If you over-esteem great men,
people become powerless.
If you overvalue possessions,
people begin to steal.

The Master leads
by emptying people’s minds
and filling their cores,
by weakening their ambition
and toughening their resolve.
He helps people lose everything
they know, everything they desire,
and creates confusion in those
who think that they know.

Practice not-doing,
and everything will fall into place.

-Lao Tzu-
(Tao Te Ching, chapter 3, translation by Stephen Mitchell)

How Everything Falls Into Place

Having introduced us to the eternal reality, which Lao Tzu names the Tao, and telling us that the mystery of the eternal reality isn’t something we can realize until we are free from desire, we set out on our journey toward freedom. Lao Tzu told us that even though we are caught in desire, we can still see the manifestations of the Tao; and, because both the mystery and the manifestations arise from the same source, we can trace these manifestations, back to the source. That, my friends, is the gateway to all understanding.

So, we took our first steps, yesterday. Lao Tzu identified the manifestations of the Tao as all particular things; and, he said that naming is their origin. So, we began talking of how yin and yang create each other, support each other, define each other, depend on each other, and follow each other. The mystery of yin and yang is beyond us, right now. But their manifestations, being and non-being, difficult and easy, long and short, high and low, before and after, are something we can see, and understand.

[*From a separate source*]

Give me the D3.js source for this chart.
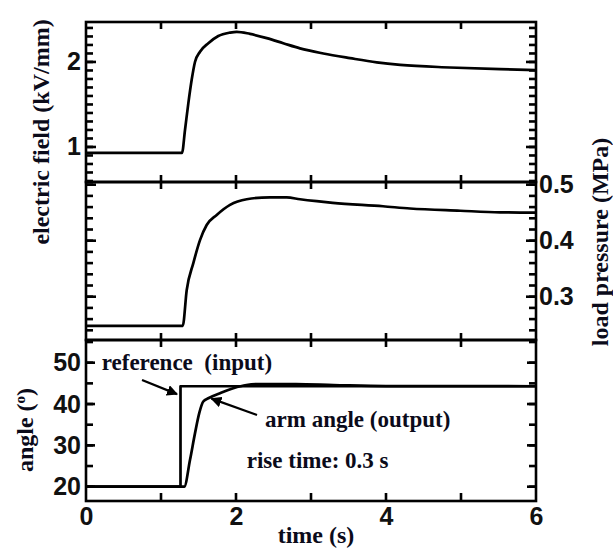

As we come to understand how yin and yang complement each other, how they always work together to bring about balance, we will find ourselves getting closer to our goal, the Source. And, we will have the Master all along our journey, to show us the way.

Yesterday, we learned a lot from this wise and virtuous person. We learned about the power of letting things come and go. And we learned the importance of letting go of expectations.

Today, Lao Tzu opens the chapter with another lesson in yin and yang. Since yin and yang always bring about balance, if we want to be in harmony with the Tao, we must understand the importance of moderation in all things. Excess always results in deficiency. If you over-esteem great men, the people become powerless. If you overvalue possessions, people begin to steal.

Notice, Lao Tzu is talking to you. Lao Tzu is writing to would-be leaders, and he spotted you, right from the start. So it is, that he shows us how a wise and virtuous person leads.

How do they do it? He already told us they teach without saying anything. Now, he shows us how they work with, rather than against, yin and yang.

Yin is emptying and weakening. Yang is filling and toughening. They accompany each other; and they work on us in the core of our being. Emptying people’s minds, weakening their ambition. Our thoughts, and our desires, are being dealt with here. As our minds empty, what we are in the core of our being gets filled. As our ambition weakens, what we are in the core of our being gets toughened.

This wise and virtuous person helps us to lose everything we think we know, and let go of everything we desire. And, those who resist, who won’t let go of what they think they know, can expect confusion to be the result.

These are the lessons we will be talking about throughout our journey to freedom. If you don’t want to be confused, practice not-doing, and everything will fall into place.

Not-doing isn’t doing nothing, just sitting idly, and getting nothing done. Not-doing is doing without doing. It is the realization that all things do get done, without our interference, without the need to intervene in places we have no business. It is working with, rather than against, nature. Let things come and go without interfering. Don’t try to control outcomes. Don’t use force to get your own way. Just take a step back, and observe the flow of the universe, how things come and go, naturally. Let events take their own course; but this doesn’t mean you can’t shape them as they come. You shape them as you become better acquainted with how things work in our universe. You realize your connection with all beings in the universe; then, you can effortlessly work with them.

We will learn much more about this practice of Wei Wu Wei. It is how spontaneous order arises in our universe. In other words, it is the practice of the Tao. Order emerges out of chaos. Understanding will come spontaneously, and intuitively. And, your actions will come to flow naturally, intuitively and spontaneously. Don’t try to empty your mind. Thoughts will come, let them; thoughts will go, let them, don’t hold on to them. And, don’t try to weaken your ambition or toughen your resolve. Let the Tao do its work in you, as it flows through you. Everything will fall into place.

One thought on “How Everything Falls Into Place”

  1. The timing for this excerpt couldn’t be more perfect as I have been wrestling with my tendency to jump from “thinking” to “action.” What’s missing is this core piece that you’re talking about here, the intersection between doing and non-doing (AKA the Wei Wu Wei). I have been woefully imbalanced in this area leading to confusion and missteps. Excited to now sit with all of this, yield to the Tao, and effortlessly watch things naturally unfold in my life.